Some owner-investors live in or near the neighborhood where their building is located.

Others live within an hour or two of their property.

Then there are the “out-of-state investors.” It seems that more and more of them are busily buying up property throughout the Chicago area.

Out of state investors are often saddled with a bad reputation. In the eyes of many, investors who are not locally-based don’t care about the people who live in their buildings and their only motive in owning the property is to raise rents and maximize profits through annual cash returns or upon sale.

I admit it is a bit disconcerting to hear about hedge funds and entities that normally invest in securities buying up apartment buildings and single-family rental homes.

Yet, no one should automatically assume that, merely because an owner is out-of-state, they are ill-equipped to thoughtfully and responsibly manage their assets.

The true test for evaluating an out-of-state investor is who they retain to manage their property. Locally-based top-tier property management companies can skillfully manage the assets so long as the owner is willing to devote the resources needed to properly tend to the day-to-day management of their properties.

That being said, nothing beats local ownership of neighborhood housing. Local investors – and by that, I mean people who generally live within an hour’s drive of their properties – typically know the nuances of operating their buildings.

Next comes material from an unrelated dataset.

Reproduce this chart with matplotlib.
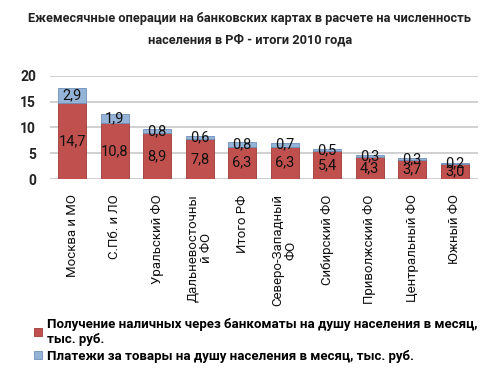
import matplotlib
matplotlib.use('Agg')
import matplotlib.pyplot as plt
import numpy as np

plt.rcParams['font.family'] = ['Roboto', 'DejaVu Sans']

regions = ['Москва и МО', 'С.Пб. и ЛО', 'Уральский ФО', 'Дальневосточны\nй ФО', 'Итого РФ',
           'Северо-Западный\nФО', 'Сибирский ФО', 'Приволжский ФО', 'Центральный ФО', 'Южный ФО']
cash = [14.7, 10.8, 8.9, 7.8, 6.3, 6.3, 5.4, 4.3, 3.7, 3.0]
pay = [2.9, 1.9, 0.8, 0.6, 0.8, 0.7, 0.5, 0.3, 0.3, 0.2]
yticks = [0, 5, 10, 15, 20]

cash_name = 'Получение наличных через банкоматы на душу населения в месяц,\nтыс. руб.'
pay_name = 'Платежи за товары на душу населения в месяц, тыс. руб.'

fig = plt.figure(figsize=(5.0, 3.85), dpi=100)
ax = fig.add_axes([0.10, 0.535, 0.856, 0.268])

x = np.arange(len(regions))
b1 = ax.bar(x, cash, width=0.66, color='#C0504D', edgecolor='#9B3B38', linewidth=0.6, zorder=2)
b2 = ax.bar(x, pay, width=0.66, bottom=cash, color='#95B3D7', edgecolor='#6F8FB8', linewidth=0.6, zorder=2)

def fmt(v):
    return ('%.1f' % v).replace('.', ',')

ax.bar_label(b1, labels=[fmt(v) for v in cash], label_type='center', fontsize=10.5, color='#111111')
ax.bar_label(b2, labels=[fmt(v) for v in pay], label_type='center', fontsize=10.5, color='#111111')

ax.set_ylim(0, 20)
ax.set_xlim(-0.52, len(regions) - 0.45)
ax.set_yticks(yticks)
ax.set_yticklabels([str(t) for t in yticks], fontsize=10, fontweight='bold', color='#222222')
ax.set_xticks(x)
ax.set_xticklabels(regions, rotation=90, fontsize=9.5, color='#111111', va='top', ha='center',
                   multialignment='center', linespacing=1.0)
ax.tick_params(axis='x', length=0, pad=11)
ax.tick_params(axis='y', length=0, pad=10)
ax.yaxis.grid(True, color='#C8C8C8', linewidth=1.2, zorder=0)
ax.set_axisbelow(True)
for s in ax.spines.values():
    s.set_visible(False)

fig.text(0.5, 0.953, 'Ежемесячные операции на банковских картах в расчете на численность',
         ha='center', va='center', fontsize=9.2, fontweight='bold', color='#222222')
fig.text(0.5, 0.897, 'населения в РФ - итоги 2010 года',
         ha='center', va='center', fontsize=9.2, fontweight='bold', color='#222222')

fig.legend([b1, b2], [cash_name, pay_name], loc='upper left', bbox_to_anchor=(0.045, 0.205),
           frameon=False, prop={'weight': 'bold', 'size': 9.5},
           handlelength=0.6, handleheight=0.6, handletextpad=0.35, labelspacing=0.3)

fig.savefig('out.png', dpi=100, facecolor='white')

They understand the needs and concerns of their residents, and are more likely to hire and shop locally.

Local owners are more likely to join their neighborhood building owner association, such as RPBG and the eight other organizations that comprise the Neighborhood Building Owners Alliance. They are more likely to know their elected officials and are comfortable engaging in conversation with their elected officials to make sure they understand the challenges that  building owners face and the value we add  to stabilizing our neighborhoods. The neighborhood building owner associations provide an important resource, offering property owners and  managers an opportunity to discuss the day-to-day challenges they face and learn how to own and manage their properties more effectively.  

Through our umbrella organization, the Neighborhood Building Owners Alliance, the smallest of owners have a voice. Through the NBOA, local owners can be sure that our elected officials understand the critical role local owners play in offering safe affordable apartments that help stabilize our communities.